I don’t know about you, but simply reading that puts a whiff of fresh-mown lawn on the breeze, even in the middle of a Vermont winter. And this is certainly not the first time that simply reading about a particular sensory quality triggers an echo of it on my palate… just as actual aromas and flavors can trigger other, deeper and altogether unexpected memories.
Green Mountain’s Lindsey Bolger bolstered the concept of sensory experience and memory when she shared with me some of her experiences teaching coffee cupping in Rwanda. She found that many of the flavors and aromas that we so nonchalantly use to describe coffee’s characteristics — lemon or citrus brightness, cocoa or chocolate flavors, ripe and dried fruits — were entirely out of the Rwandans’ sensory experience. The aroma of steeping grains, however, brought about instant and terrible recollections of time spent in refugee camps during the height of the murderous Rwandan struggles.

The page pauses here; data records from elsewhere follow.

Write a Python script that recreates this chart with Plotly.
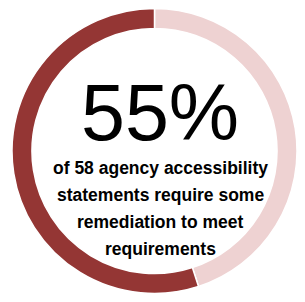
import plotly.graph_objects as go

labels = ["Other", "Require remediation"]
values = [45, 55]
colors = ["#eed2d2", "#943634"]
big_text = "55%"
sub_lines = ["of 58 agency accessibility", "statements require some",
             "remediation to meet", "requirements"]

# the page adds an 8px body margin, so the figure is sized to fill the window exactly
W, H = 289, 286

def py(v):
    return 1 - v / H

def px(v):
    return v / W

fig = go.Figure(go.Pie(
    labels=labels, values=values, hole=0.86, sort=False,
    direction="clockwise", rotation=0,
    marker=dict(colors=colors, line=dict(color="white", width=1.5)),
    textinfo="none", textposition="none", hoverinfo="label+percent", showlegend=False,
    domain=dict(x=[px(4), 1], y=[0, 1]),
))

fig.add_annotation(text=big_text, x=px(152), y=py(104.6), xref="paper", yref="paper",
                   xanchor="center", yanchor="middle", showarrow=False,
                   borderpad=0, borderwidth=0,
                   font=dict(family="Liberation Sans", size=79, color="black", weight=400))
line_y = [160, 187, 214, 241]
for txt, yy in zip(sub_lines, line_y):
    fig.add_annotation(text=txt, x=px(152), y=py(yy), xref="paper", yref="paper",
                       xanchor="center", yanchor="middle", showarrow=False,
                       borderpad=0, borderwidth=0,
                       font=dict(family="Liberation Sans", size=17.5, color="black", weight=700))

fig.update_layout(width=W, height=H, margin=dict(l=0, r=0, t=0, b=0),
                  paper_bgcolor="white", plot_bgcolor="white")
fig.write_html("out.html")
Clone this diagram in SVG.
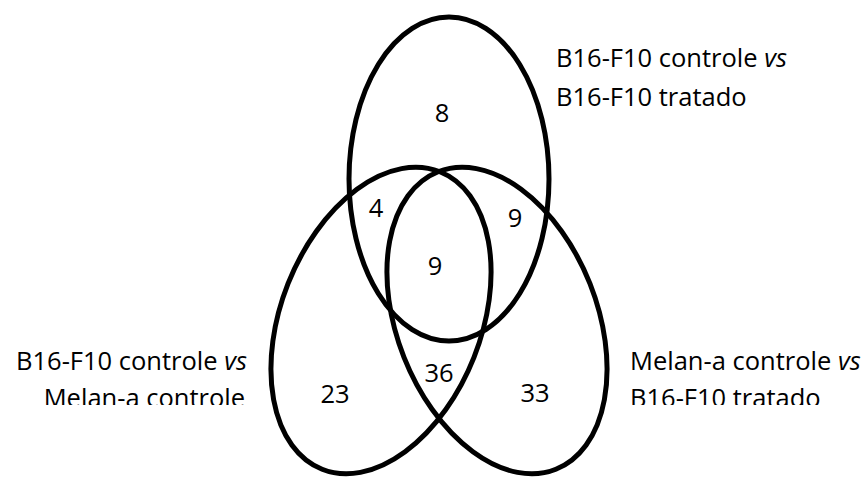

Clearly, our experiences of aromas and flavors are deep-seated, personal, even visceral. Aromas, in particular, can elicit powerful memory responses — whether it’s the sweet smell of new-mown alfalfa, or the gruel served day after day after day in a refugee camp.
When I try to describe aromas and flavors I encounter in a cup I make every effort to be precise based on my own taste history. But it’s only by comparing notes with other people — people more knowledgeable than me — that I can hope to be accurate. Recently cupping with Lindsey I came to realize that what I have long described as a “woody” or “bark” flavor is what Lindsey describes as “fermenty” — precisely because it is the very flavor imparted to coffee by the fermenting process… and especially so when the coffee has spent a little too long fermenting. So’s that mean those coffees no longer taste to me like the bark of tree? No… ’cause that’s deeply seated in my taste history… and in my memory. But I know now that I can describe a coffee as fermenty when I’m talking to coffee pros, and I can tell more casual coffee drinkers that it tastes kind of woody, and that’s likely because it was fermented too long.
Flavors and aromas and the persistence of memory… who knew coffee could affect us so deeply?